When I moved to Kentucky, it was at the end of October and I’d freshly returned from a six-week trip to Europe with my best friend Kristin, for which I had scrimped and saved for more than a year. We’d had an amazing time, staying in the cheapest of hotels, drinking ouzo on the beach in Santorini, winding through the narrow, enchanting streets of Venice and Rome, eating chocolate gelati and yogurt with honey, and never running out of things to talk about.

So when I landed in Kentucky with the best tan of my life, I was, needless to say, woefully unprepared. Here I’d come not only from Europe but from a single life in Winnipeg with a hip, downtown apartment and a cool magazine job.

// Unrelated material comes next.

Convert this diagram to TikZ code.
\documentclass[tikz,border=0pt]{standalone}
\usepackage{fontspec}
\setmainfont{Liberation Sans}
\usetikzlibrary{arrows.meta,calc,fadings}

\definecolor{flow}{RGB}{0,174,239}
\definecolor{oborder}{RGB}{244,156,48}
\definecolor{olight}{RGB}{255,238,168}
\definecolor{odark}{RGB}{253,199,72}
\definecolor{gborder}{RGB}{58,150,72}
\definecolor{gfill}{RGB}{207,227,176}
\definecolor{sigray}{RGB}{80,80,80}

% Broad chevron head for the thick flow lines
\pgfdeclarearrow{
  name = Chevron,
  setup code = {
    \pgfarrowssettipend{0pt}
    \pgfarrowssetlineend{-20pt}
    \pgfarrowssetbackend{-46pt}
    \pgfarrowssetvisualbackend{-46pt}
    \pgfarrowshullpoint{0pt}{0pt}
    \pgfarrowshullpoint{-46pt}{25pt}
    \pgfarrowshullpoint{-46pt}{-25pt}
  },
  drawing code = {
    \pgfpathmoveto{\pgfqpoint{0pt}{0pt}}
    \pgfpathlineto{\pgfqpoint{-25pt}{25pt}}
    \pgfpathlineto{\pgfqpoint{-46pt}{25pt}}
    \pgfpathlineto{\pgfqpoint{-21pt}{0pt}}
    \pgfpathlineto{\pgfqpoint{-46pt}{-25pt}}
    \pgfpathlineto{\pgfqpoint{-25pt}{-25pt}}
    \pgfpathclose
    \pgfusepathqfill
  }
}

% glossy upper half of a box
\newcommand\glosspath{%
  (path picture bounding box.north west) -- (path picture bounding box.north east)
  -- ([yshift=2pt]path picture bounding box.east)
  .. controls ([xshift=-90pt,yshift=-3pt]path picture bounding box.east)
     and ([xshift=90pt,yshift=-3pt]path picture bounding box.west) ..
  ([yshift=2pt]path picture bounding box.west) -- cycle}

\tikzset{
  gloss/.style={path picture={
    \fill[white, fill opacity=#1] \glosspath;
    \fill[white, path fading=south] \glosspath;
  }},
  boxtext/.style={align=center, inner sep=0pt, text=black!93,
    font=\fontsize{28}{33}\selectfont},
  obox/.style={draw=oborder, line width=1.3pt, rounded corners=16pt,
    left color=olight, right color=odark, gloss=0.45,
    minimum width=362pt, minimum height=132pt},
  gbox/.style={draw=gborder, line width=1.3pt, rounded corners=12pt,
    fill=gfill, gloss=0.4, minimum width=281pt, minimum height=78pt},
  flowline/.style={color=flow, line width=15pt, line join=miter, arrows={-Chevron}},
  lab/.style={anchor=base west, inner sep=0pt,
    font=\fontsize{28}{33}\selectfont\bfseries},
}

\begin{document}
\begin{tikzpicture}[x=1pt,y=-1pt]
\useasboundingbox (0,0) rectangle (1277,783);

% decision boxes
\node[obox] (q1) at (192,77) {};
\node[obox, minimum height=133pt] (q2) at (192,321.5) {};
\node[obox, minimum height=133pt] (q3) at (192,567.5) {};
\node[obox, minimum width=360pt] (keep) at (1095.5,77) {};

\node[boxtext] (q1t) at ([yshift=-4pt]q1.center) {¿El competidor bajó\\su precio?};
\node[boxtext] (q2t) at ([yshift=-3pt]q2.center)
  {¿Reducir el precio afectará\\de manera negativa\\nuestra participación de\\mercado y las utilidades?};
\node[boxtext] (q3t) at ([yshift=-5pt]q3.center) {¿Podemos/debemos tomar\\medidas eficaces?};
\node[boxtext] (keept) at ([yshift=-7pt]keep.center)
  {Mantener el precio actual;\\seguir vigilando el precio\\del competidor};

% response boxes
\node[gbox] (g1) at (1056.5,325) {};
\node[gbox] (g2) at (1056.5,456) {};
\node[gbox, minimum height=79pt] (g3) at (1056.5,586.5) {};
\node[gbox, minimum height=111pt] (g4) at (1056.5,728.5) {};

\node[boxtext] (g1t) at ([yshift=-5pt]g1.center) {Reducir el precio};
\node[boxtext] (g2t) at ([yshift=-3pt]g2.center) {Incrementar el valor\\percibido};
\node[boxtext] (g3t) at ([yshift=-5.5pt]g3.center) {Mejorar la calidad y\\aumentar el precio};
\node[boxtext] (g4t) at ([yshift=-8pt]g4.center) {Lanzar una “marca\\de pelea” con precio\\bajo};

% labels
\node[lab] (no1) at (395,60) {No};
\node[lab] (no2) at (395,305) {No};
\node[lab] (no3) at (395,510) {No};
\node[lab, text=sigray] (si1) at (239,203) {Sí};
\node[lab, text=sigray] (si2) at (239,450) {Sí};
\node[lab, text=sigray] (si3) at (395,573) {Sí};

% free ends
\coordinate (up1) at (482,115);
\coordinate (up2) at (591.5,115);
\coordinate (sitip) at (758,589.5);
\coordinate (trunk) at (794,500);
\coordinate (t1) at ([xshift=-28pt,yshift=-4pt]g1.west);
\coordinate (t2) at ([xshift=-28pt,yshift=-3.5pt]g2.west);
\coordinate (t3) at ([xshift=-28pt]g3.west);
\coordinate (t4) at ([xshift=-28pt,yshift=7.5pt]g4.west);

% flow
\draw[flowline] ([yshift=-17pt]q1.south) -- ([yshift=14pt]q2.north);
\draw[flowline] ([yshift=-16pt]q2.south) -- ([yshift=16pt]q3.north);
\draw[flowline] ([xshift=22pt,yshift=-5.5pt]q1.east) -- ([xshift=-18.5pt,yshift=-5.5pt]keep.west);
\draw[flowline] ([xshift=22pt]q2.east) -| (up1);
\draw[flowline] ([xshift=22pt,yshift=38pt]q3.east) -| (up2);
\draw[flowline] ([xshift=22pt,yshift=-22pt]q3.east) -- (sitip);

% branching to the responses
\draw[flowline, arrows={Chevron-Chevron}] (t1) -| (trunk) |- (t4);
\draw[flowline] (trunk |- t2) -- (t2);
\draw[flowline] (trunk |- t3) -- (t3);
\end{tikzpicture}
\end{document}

Now here I was in a big house in the suburbs with a 4-year-old girl who wanted to be my best friend, a boyfriend who was as freaked out as I was, no job and a culture so foreign sometimes I couldn’t even understand the language.

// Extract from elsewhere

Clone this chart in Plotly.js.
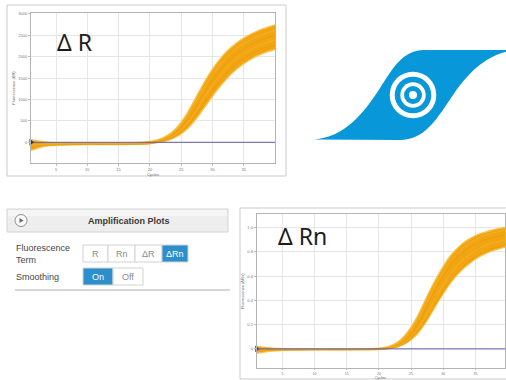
<!DOCTYPE html>
<html>
<head>
<meta charset="utf-8">
<script src="https://cdn.plot.ly/plotly-3.0.1.min.js"></script>
<style>
  html, body { margin: 0; padding: 0; background: #ffffff; }
  #chart { width: 506px; height: 380px; }
</style>
</head>
<body>
<div id="chart"></div>
<script>
// Cycle numbers at which each amplification curve was sampled
const cycles = [1, 3, 5, 10, 15, 18, 20, 21, 22, 23, 24, 25, 26, 27, 28, 29, 30, 31, 32, 33, 34, 35, 36, 37, 38, 39, 40];

// ΔR curves (fluorescence units), earliest/highest well first
const dR_A = [60, 10, -10, -20, -20, -10, 20, 50, 100, 180, 300, 470, 690, 950, 1220, 1480, 1710, 1910, 2080, 2220, 2340, 2440, 2520, 2590, 2650, 2700, 2745];
const dR_B = [20, -20, -30, -30, -30, -25, 0, 30, 75, 145, 255, 410, 610, 850, 1110, 1360, 1580, 1780, 1950, 2090, 2210, 2310, 2390, 2460, 2520, 2575, 2620];
const dR_C = [-20, -40, -45, -40, -40, -35, -15, 12, 55, 115, 210, 345, 525, 745, 990, 1230, 1450, 1650, 1820, 1965, 2085, 2185, 2270, 2340, 2405, 2455, 2500];
const dR_D = [-60, -55, -55, -45, -45, -40, -25, 2, 40, 92, 172, 290, 450, 650, 880, 1110, 1330, 1525, 1700, 1845, 1965, 2070, 2155, 2230, 2295, 2345, 2390];
const dR_E = [-110, -75, -60, -50, -50, -45, -30, -6, 25, 70, 140, 240, 380, 560, 770, 990, 1205, 1400, 1575, 1725, 1850, 1955, 2045, 2120, 2185, 2235, 2280];
const dR_F = [-190, -100, -70, -55, -55, -50, -35, -15, 12, 50, 110, 195, 315, 475, 665, 870, 1075, 1265, 1440, 1595, 1725, 1835, 1930, 2010, 2075, 2125, 2170];

// ΔRn curves (normalized reporter), same wells
const dRn_A = [0.02, 0.008, 0.002, -0.002, -0.002, 0.0, 0.006, 0.014, 0.03, 0.06, 0.11, 0.18, 0.27, 0.38, 0.49, 0.59, 0.68, 0.76, 0.82, 0.87, 0.905, 0.935, 0.955, 0.972, 0.985, 0.996, 1.005];
const dRn_B = [0.015, 0.004, 0.0, -0.003, -0.003, -0.002, 0.003, 0.01, 0.022, 0.047, 0.09, 0.15, 0.235, 0.335, 0.44, 0.545, 0.635, 0.715, 0.78, 0.83, 0.87, 0.9, 0.925, 0.945, 0.96, 0.972, 0.982];
const dRn_C = [0.01, 0.0, -0.003, -0.005, -0.005, -0.004, 0.0, 0.005, 0.015, 0.035, 0.06, 0.12, 0.2, 0.3, 0.41, 0.51, 0.6, 0.68, 0.745, 0.795, 0.835, 0.865, 0.89, 0.908, 0.922, 0.934, 0.944];
const dRn_D = [0.0, -0.006, -0.007, -0.006, -0.006, -0.005, -0.002, 0.002, 0.01, 0.027, 0.055, 0.1, 0.16, 0.245, 0.34, 0.44, 0.53, 0.61, 0.675, 0.73, 0.775, 0.81, 0.84, 0.862, 0.88, 0.893, 0.904];
const dRn_E = [-0.02, -0.012, -0.01, -0.007, -0.007, -0.006, -0.004, 0.0, 0.007, 0.02, 0.045, 0.083, 0.14, 0.21, 0.295, 0.385, 0.47, 0.55, 0.615, 0.675, 0.72, 0.76, 0.79, 0.815, 0.835, 0.852, 0.866];
const dRn_F = [-0.035, -0.02, -0.012, -0.008, -0.008, -0.007, -0.005, -0.002, 0.006, 0.018, 0.04, 0.075, 0.125, 0.195, 0.28, 0.37, 0.455, 0.535, 0.6, 0.655, 0.7, 0.74, 0.77, 0.795, 0.815, 0.83, 0.845];

// Threshold levels
const thresholdDR = [0];
const thresholdDRn = [0];

// Tick labels
const cycleTicks = [5, 10, 15, 20, 25, 30, 35];
const dRTicks = [0, 500, 1000, 1500, 2000, 2500, 3000];
const dRnTicks = [0, 0.2, 0.4, 0.6, 0.8, 1.0];
const dRnTickText = ['0', '0.2', '0.4', '0.6', '0.8', '1.0'];

// UI panel labels
const termButtons = ['R', 'Rn', 'ΔR', 'ΔRn'];
const smoothButtons = ['On', 'Off'];

const W = 506, H = 380;
const px = x => x / W;
const py = y => 1 - y / H;

const BAND = '#F2A512';
const EDGE = '#F7C24E';
const STREAK = '#EC9C06';
const THRESH = '#5F5AAE';

function bandTraces(curves, xa, ya, thr, markerColor) {
  const [a, b, c, d, e, f] = curves;
  const base = { x: cycles, mode: 'lines', xaxis: xa, yaxis: ya, hoverinfo: 'skip', showlegend: false,
                 line: { shape: 'spline', smoothing: 0.8, width: 1, color: EDGE } };
  const t = [];
  t.push(Object.assign({}, base, { y: f, line: Object.assign({}, base.line, { color: EDGE, width: 1.3 }) }));
  t.push(Object.assign({}, base, { y: a, fill: 'tonexty', fillcolor: BAND, line: Object.assign({}, base.line, { color: EDGE, width: 1.3 }) }));
  [b, c, d, e].forEach((yy, i) => {
    t.push(Object.assign({}, base, { y: yy, line: Object.assign({}, base.line, { color: i % 2 ? STREAK : '#F4B12A', width: 0.9 }) }));
  });
  t.push({ x: [cycles[0], cycles[cycles.length - 1]], y: [thr[0], thr[0]], mode: 'lines', xaxis: xa, yaxis: ya,
           hoverinfo: 'skip', showlegend: false, line: { color: THRESH, width: 1 } });
  t.push({ x: [cycles[0]], y: thr, mode: 'markers', xaxis: xa, yaxis: ya, cliponaxis: false,
           hoverinfo: 'skip', showlegend: false,
           marker: { symbol: 'triangle-right', size: 6, color: markerColor } });
  return t;
}

const data = [].concat(
  bandTraces([dR_A, dR_B, dR_C, dR_D, dR_E, dR_F], 'x', 'y', thresholdDR, '#2B3270'),
  bandTraces([dRn_A, dRn_B, dRn_C, dRn_D, dRn_E, dRn_F], 'x2', 'y2', thresholdDRn, '#4B47B8')
);

const tickFont = { family: 'Liberation Sans, Arial, sans-serif', size: 4, color: '#777' };
const titleFont = { family: 'Liberation Sans, Arial, sans-serif', size: 4, color: '#666' };
const axisCommon = {
  showgrid: true, gridcolor: '#e6e6e6', gridwidth: 1, zeroline: false,
  showline: true, linecolor: '#b4b4b4', linewidth: 1, mirror: true,
  ticks: 'outside', ticklen: 2, tickcolor: '#bdbdbd', tickfont: tickFont,
  fixedrange: true
};

const shapes = [];
const annotations = [];

function rect(x0, y0, x1, y1, line, fill, width, layer) {
  shapes.push({ type: 'rect', xref: 'paper', yref: 'paper', x0: px(x0), x1: px(x1), y0: py(y0), y1: py(y1),
                line: { color: line || 'rgba(0,0,0,0)', width: width === undefined ? 1 : width },
                fillcolor: fill || 'rgba(0,0,0,0)', layer: layer || 'above' });
}
function circle(cx, cy, r, fill, line, width) {
  shapes.push({ type: 'circle', xref: 'paper', yref: 'paper', x0: px(cx - r), x1: px(cx + r), y0: py(cy + r), y1: py(cy - r),
                line: { color: line || 'rgba(0,0,0,0)', width: width || 0 }, fillcolor: fill, layer: 'above' });
}
function path(pts, fill, line, width) {
  // pts: list of commands with pixel coordinates, converted to paper fractions
  const d = pts.map(p => {
    if (typeof p === 'string') return p;
    return px(p[0]).toFixed(5) + ',' + py(p[1]).toFixed(5);
  }).join(' ');
  shapes.push({ type: 'path', xref: 'paper', yref: 'paper', path: d,
                fillcolor: fill || 'rgba(0,0,0,0)', line: { color: line || 'rgba(0,0,0,0)', width: width || 0 }, layer: 'above' });
}
function text(x, y, s, size, color, opts) {
  annotations.push(Object.assign({ xref: 'paper', yref: 'paper', x: px(x), y: py(y), text: s, showarrow: false,
    xanchor: 'center', yanchor: 'middle', borderpad: 0,
    font: { family: 'Liberation Sans, Arial, sans-serif', size: size, color: color } }, opts || {}));
}

// Chart frames
rect(7, 5, 286, 176, '#cbcbcb', null, 1, 'below');
rect(240, 208, 530, 379, '#cbcbcb', null, 1, 'below');

// Plot captions
text(56, 42, 'Δ R', 23, '#1c1c1c', { xanchor: 'left', font: { family: 'Noto Sans, sans-serif', size: 23, color: '#1c1c1c' } });
text(277, 236, 'Δ Rn', 23, '#1c1c1c', { xanchor: 'left', font: { family: 'Noto Sans, sans-serif', size: 23, color: '#1c1c1c' } });

// Cycle axis title of the lower plot, tucked under its tick labels
text(380.8, 377.6, 'Cycles', 3.6, '#666', { borderpad: 0, yanchor: 'middle' });

// Blue emblem
const BLUE = '#0898DA';
path(['M', [314, 139.5], 'L', [400, 140], 'C', [424, 140], [436, 120], [449, 101], 'C', [464, 78], [482, 55], [514, 50],
      'L', [424, 50], 'C', [402, 50], [392, 70], [380, 88], 'C', [364, 113], [345, 137], [314, 139.5], 'Z'], BLUE);
circle(413, 95, 23.3, '#ffffff');
circle(413, 95, 18.3, BLUE);
circle(413, 95, 12.7, '#ffffff');
circle(413, 95, 9, BLUE);
circle(413, 95, 4, '#ffffff');

// Amplification Plots settings panel
rect(7, 209, 228, 232, '#d3d3d3', '#eeeeee', 1);
rect(8, 210, 227, 216, null, '#f5f5f5', 0);
circle(21, 220.5, 6, '#fafafa', '#8d8d8d', 1);
path(['M', [19.5, 218], 'L', [23.5, 220.5], 'L', [19.5, 223], 'Z'], '#6a6a6a');
text(129, 221, '<b>Amplification Plots</b>', 9, '#3a3a3a');

text(15, 248, 'Fluorescence', 9, '#454545', { xanchor: 'left' });
text(15, 260, 'Term', 9, '#454545', { xanchor: 'left' });
text(15, 277, 'Smoothing', 9, '#454545', { xanchor: 'left' });

const termEdges = [83, 108, 135, 162, 188];
termButtons.forEach((lab, i) => {
  const sel = i === termButtons.length - 1;
  rect(termEdges[i], 245, termEdges[i + 1], 262, '#d2d2d2', sel ? '#2C8FCB' : '#ffffff', 1);
  text((termEdges[i] + termEdges[i + 1]) / 2, 253.5, lab, 9, sel ? '#ffffff' : '#8a8a8a');
});
const smoothEdges = [83, 113, 143];
smoothButtons.forEach((lab, i) => {
  const sel = i === 0;
  rect(smoothEdges[i], 268, smoothEdges[i + 1], 285, '#d2d2d2', sel ? '#2C8FCB' : '#ffffff', 1);
  text((smoothEdges[i] + smoothEdges[i + 1]) / 2, 276.5, lab, 9, sel ? '#ffffff' : '#8a8a8a');
});
shapes.push({ type: 'line', xref: 'paper', yref: 'paper', x0: px(15), x1: px(230), y0: py(290), y1: py(290),
              line: { color: '#d6d6d6', width: 2 } });

const layout = {
  width: W, height: H,
  margin: { l: 0, r: 0, t: 0, b: 0, pad: 0 },
  paper_bgcolor: '#ffffff', plot_bgcolor: '#ffffff',
  showlegend: false,
  xaxis: Object.assign({}, axisCommon, {
    domain: [px(31), px(275)], range: [1, 40], anchor: 'y', tickvals: cycleTicks,
    title: { text: 'Cycles', font: titleFont, standoff: 2 }
  }),
  yaxis: Object.assign({}, axisCommon, {
    domain: [py(162.7), py(13.3)], range: [-477, 3016], anchor: 'x', tickvals: dRTicks,
    title: { text: 'Fluorescence (ΔR)', font: titleFont, standoff: 2 }
  }),
  xaxis2: Object.assign({}, axisCommon, {
    domain: [px(256.7), px(505)], range: [1, 39.6], anchor: 'y2', tickvals: cycleTicks, ticklen: 1,
    tickfont: { family: 'Liberation Sans, Arial, sans-serif', size: 3.6, color: '#777' }
  }),
  yaxis2: Object.assign({}, axisCommon, {
    domain: [py(368.3), py(214.3)], range: [-0.16, 1.11], anchor: 'x2', tickvals: dRnTicks, ticktext: dRnTickText,
    title: { text: 'Fluorescence (ΔRn)', font: titleFont, standoff: 2 }
  }),
  shapes: shapes,
  annotations: annotations
};

Plotly.newPlot('chart', data, layout, { staticPlot: true, displayModeBar: false });
</script>
</body>
</html>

It hit me hardest on Halloween that year when the then-boyfriend went trick or treating with his daughter while I stayed at the house and handed out candy. As I sat at the dining room table, miserably eating chocolate bar after chocolate bar, I wondered what, exactly, had happened. Where was the Halloween party? Where was my costume? When were these kids going to stop ringing the doorbell?

In so many ways, it was The Sentinel-Echo that saved me from suburban oblivion six months later. Not only was I able to write again, once a week I could write about whatever I wanted. And people would actually read it. What a gift.

In the seven years since, I realize how much my life has changed since that Halloween night.

This morning, I drove Gabrielle to school while she balanced two platters of deviled eggs on her lap. She has to do a how-to speech and decided to teach her classmates how to make the lovely, little appetizer. She practiced her speech as we curled around tiny Frog Hollow Road and when we got to school I helped carry in her props. As I drove back down the road and noticed the sunlight filtering through the trees, I felt absolutely content. There was nothing cool or hip that was going to be part of my day. But I felt bone-deep happiness as I thought about her speech, the strawberry jam I would can, the writing I’d do, the walk I’d take with my friend after work, the Moroccan chicken I’d make for dinner.

Then I realized maybe that’s what getting older does. The excitement of youth is replaced with the contentment of being adulthood. You’re not dating, but you do love your husband and your calm relationship. You don’t live downtown, but you do live in a place where everyone waves to each other. You’re not in Europe but you do get to hear about how the speech went at the end of the day.

And I realize I’m not the only one rejoicing in what I guess I’ll call a quiet life. Last night, my best friend Kristin sent me a picture of her husband and daughter Greta planting a garden. In it, 2-year-old Greta is holding up a stake while David drops the seeds in a furrow. “Here’s our garden plot,” she wrote proudly, adding another photo of the planted product. The husband, the baby, the garden, none of that even crossed our minds as we zipped around on a moped in Mykonos.

Man, life changes in seven years. But it could just be that it changes for the better.